Depuis, la Police cantonale vaudoise a répondu aux questions des administrateurs. «Un seul avis a été émis à ce sujet», assurait mardi Florence Frei, chargée de communication. Cette dernière notait également que les forces de l’ordre «faisaient le nécessaire pour les recherches concernant l’affaire d’Orbe». Le nombre de signalement n’a pas changé, comme confirmé hier par Jean-Christophe Sauterel, responsable de la communication de la Police cantonale. «Le comportement des administrateurs de la page Facebook urbigène a été exemplaire, se réjouit-il. Il est important de vérifier les informations avant de les publier.»

Un groupe sain

Une prudence qui coule dans les veines du groupe «T’es d’Orbe si…», les administrateurs vérifiant au préalable tous les contenus qui sont ensuite postés sur la page. «Nous souhaitons proposer un espace de discussion qui soit le plus sain possible, explique Yves-Alain Golaz. C’est pour cela que nous ne prenons pas le risque de publier une fausse information qui risquerait de nuire au bien de notre commune. Mais personnellement, c’est la première fois que je contacte la police afin de valider une publication.»

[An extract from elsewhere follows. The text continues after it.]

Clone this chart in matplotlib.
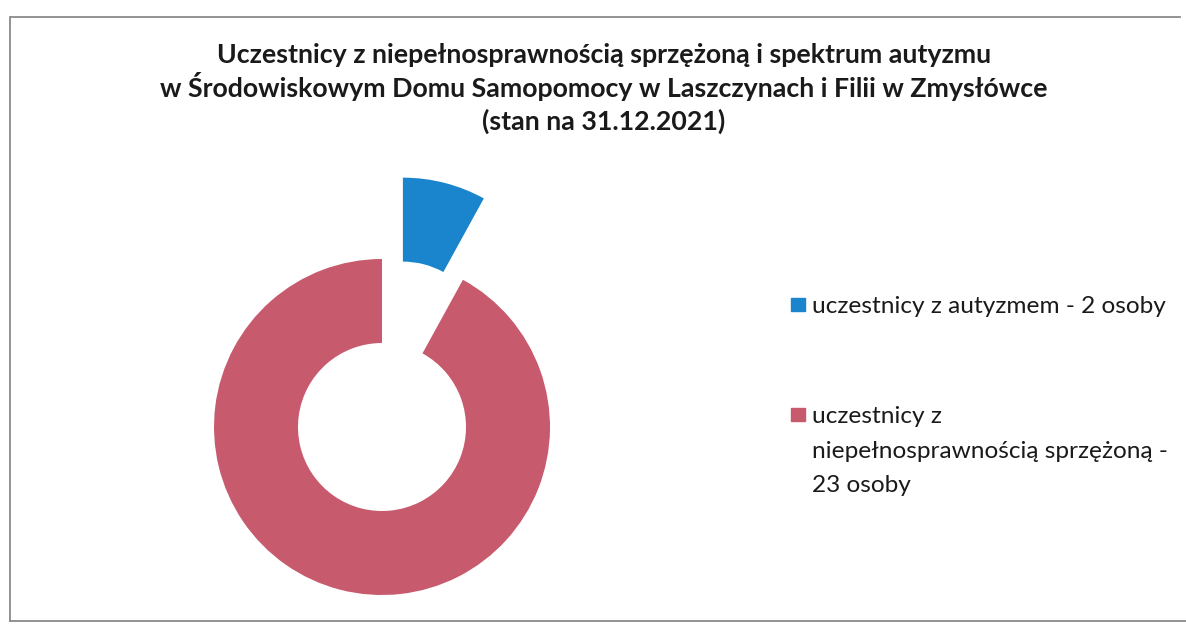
import matplotlib.pyplot as plt
from matplotlib.patches import Rectangle
from matplotlib.lines import Line2D

# data
labels = ['uczestnicy z autyzmem - 2 osoby',
          'uczestnicy z\nniepełnosprawnością sprzężoną -\n23 osoby']
values = [2, 23]
colors = ['#1a84cc', '#c85a6e']
explode = [0.5, 0.0]

title_lines = ['Uczestnicy z niepełnosprawnością sprzężoną i spektrum autyzmu',
               'w Środowiskowym Domu Samopomocy w Laszczynach i Filii w Zmysłówce',
               '(stan na 31.12.2021)']

W, H = 1186, 627
plt.rcParams['font.family'] = ['Lato', 'DejaVu Sans']

fig = plt.figure(figsize=(W / 100, H / 100), dpi=100)
fig.patch.set_facecolor('white')

# axes over whole figure, 1 data unit = pie radius in pixels
cx, cy, r = 382, H - 427, 168
ax = fig.add_axes([0, 0, 1, 1])
ax.pie(values, colors=colors, explode=explode, startangle=90,
       counterclock=False, radius=1,
       wedgeprops=dict(width=0.5, linewidth=0))
ax.set_xlim(-cx / r, (W - cx) / r)
ax.set_ylim(-cy / r, (H - cy) / r)
ax.set_aspect('equal')
ax.axis('off')

def fx(px):
    return px / W

def fy(py):
    return 1 - py / H

# title, one text per line so the baselines sit evenly
for line, base in zip(title_lines, [63, 97, 130]):
    fig.text(fx(604), fy(base), line, ha='center', va='baseline',
             fontsize=19.3, fontweight='bold', color='#1a1a1a')

# legend drawn by hand so the marker sits on the first line
legend_rows = [313, 423]
line_step = 34.5
for lab, col, base in zip(labels, colors, legend_rows):
    fig.patches.append(Rectangle((fx(791), fy(base - 2)), 14 / W, 13 / H,
                                 transform=fig.transFigure, color=col,
                                 figure=fig))
    for i, line in enumerate(lab.split('\n')):
        fig.text(fx(812), fy(base + i * line_step), line, ha='left',
                 va='baseline', fontsize=17.6, color='#1a1a1a')

# scanned chart frame
frame_kw = dict(transform=fig.transFigure, color='#8a8a8a', linewidth=1.3)
fig.lines.append(Line2D([fx(11), fx(1180)], [fy(17), fy(17)], **frame_kw))
fig.lines.append(Line2D([fx(10), fx(10)], [fy(17), fy(621)], **frame_kw))
fig.lines.append(Line2D([fx(10), fx(1186)], [fy(621), fy(621)], **frame_kw))

fig.savefig('out.png', dpi=100)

Dans le groupe «T’es d’Yverdon si…», on connaît bien ce type de messages sensibles. Qu’il s’agisse d’une voiture suivant des élèves à la sortie des cours ou d’un harceleur au guidon d’un vélo orange, la Cité thermale a vécu plusieurs cas similaires à celui d’Orbe. «On essaie de bloquer les messages trop alarmistes lorsqu’on les voit à temps, indique Barbara Rao, administratrice de la page yverdonnoise. D’autant plus que ces posts prennent rapidement une proportion énorme.» Une tâche qui n’est cependant pas aisée. «Le plus difficile, c’est de répondre au dilemme entre la propagation d’une psychose et la possibilité de prévenir et protéger les utilisateurs du groupe face à un danger réel.»

Le porte-parole de la Police cantonale ne voit pas forcément d’un mauvais œil ces messages: «On ne peut pas dire qu’ils soient globalement positifs, mais à Yverdon-les-Bains, par exemple, il n’y a plus eu de signalement de harcèlement par un homme en vélo après la large diffusion de publications préventives», note Jean-Christophe Sauterel. Qui cependant tient à relativiser le phénomène: «Il n’y a pas une augmentation du nombre de cas signalés. Mais ceux qui partent des réseaux sociaux ont plus de retentissement. C’est la façon dont fonctionne notre société.»